* _Stated problem_
Using the records provided below, locate and copy each line that contains the word "matplotlib".

* _Data provided_
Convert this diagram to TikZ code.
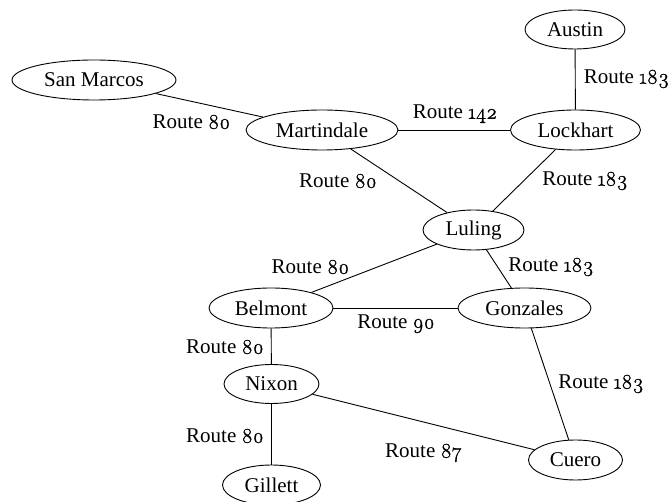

--

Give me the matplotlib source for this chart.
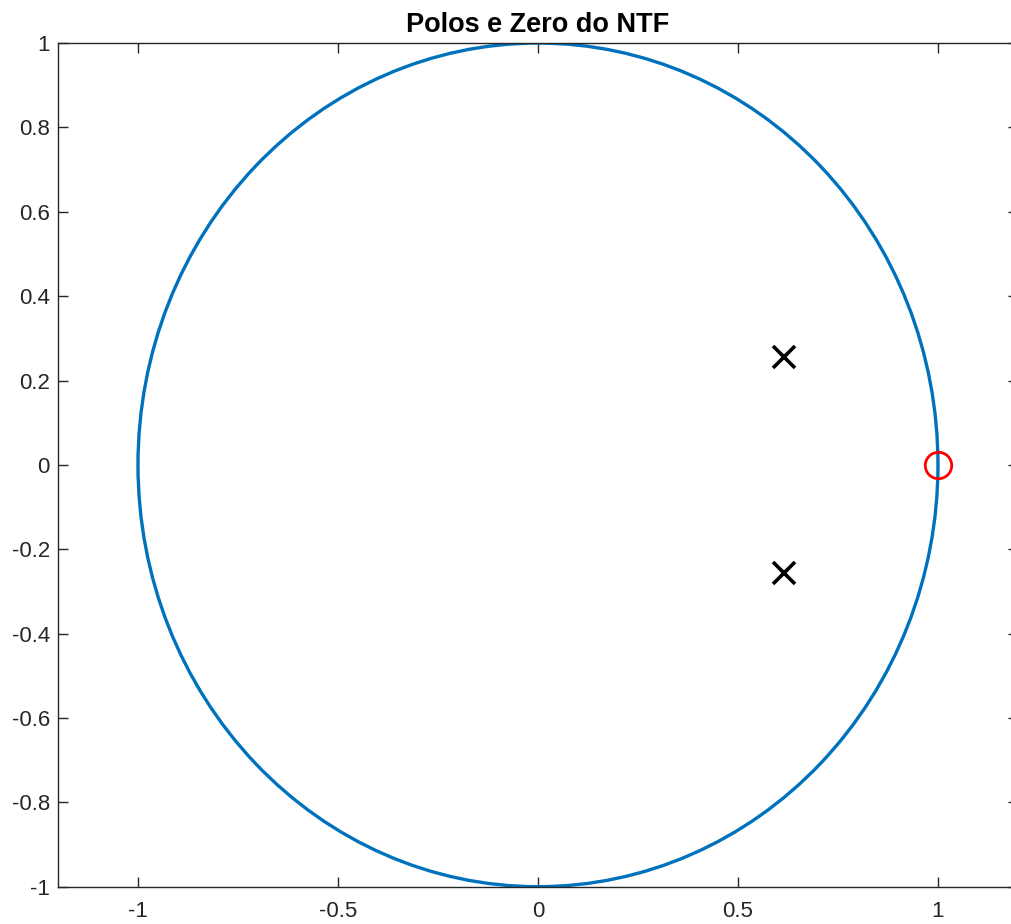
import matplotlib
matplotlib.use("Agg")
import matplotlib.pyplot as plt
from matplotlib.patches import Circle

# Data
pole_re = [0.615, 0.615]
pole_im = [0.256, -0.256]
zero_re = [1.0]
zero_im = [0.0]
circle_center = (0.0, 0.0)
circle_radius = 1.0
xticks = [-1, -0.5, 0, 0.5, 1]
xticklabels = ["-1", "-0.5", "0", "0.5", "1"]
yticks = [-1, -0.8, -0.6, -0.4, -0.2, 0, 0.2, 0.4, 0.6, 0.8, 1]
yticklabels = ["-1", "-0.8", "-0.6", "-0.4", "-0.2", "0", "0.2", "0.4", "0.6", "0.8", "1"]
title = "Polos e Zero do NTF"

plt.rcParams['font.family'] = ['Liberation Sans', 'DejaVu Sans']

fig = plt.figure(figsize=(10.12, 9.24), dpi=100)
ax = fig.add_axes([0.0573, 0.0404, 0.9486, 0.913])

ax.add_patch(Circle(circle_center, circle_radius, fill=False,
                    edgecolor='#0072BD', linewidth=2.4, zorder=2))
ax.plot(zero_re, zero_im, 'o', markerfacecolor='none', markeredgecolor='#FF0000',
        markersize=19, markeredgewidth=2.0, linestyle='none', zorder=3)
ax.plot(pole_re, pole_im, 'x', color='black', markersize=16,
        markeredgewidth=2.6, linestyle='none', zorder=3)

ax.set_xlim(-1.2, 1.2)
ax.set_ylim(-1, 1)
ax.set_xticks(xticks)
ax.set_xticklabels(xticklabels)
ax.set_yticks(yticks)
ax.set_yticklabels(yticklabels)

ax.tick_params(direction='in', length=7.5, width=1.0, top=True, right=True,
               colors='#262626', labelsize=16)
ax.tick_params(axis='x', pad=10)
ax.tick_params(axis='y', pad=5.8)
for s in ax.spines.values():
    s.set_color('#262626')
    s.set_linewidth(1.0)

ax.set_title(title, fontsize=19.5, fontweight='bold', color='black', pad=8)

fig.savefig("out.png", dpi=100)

* _Response to this task_
Give me the matplotlib source for this chart.
import matplotlib
matplotlib.use("Agg")
import matplotlib.pyplot as plt
from matplotlib.patches import Circle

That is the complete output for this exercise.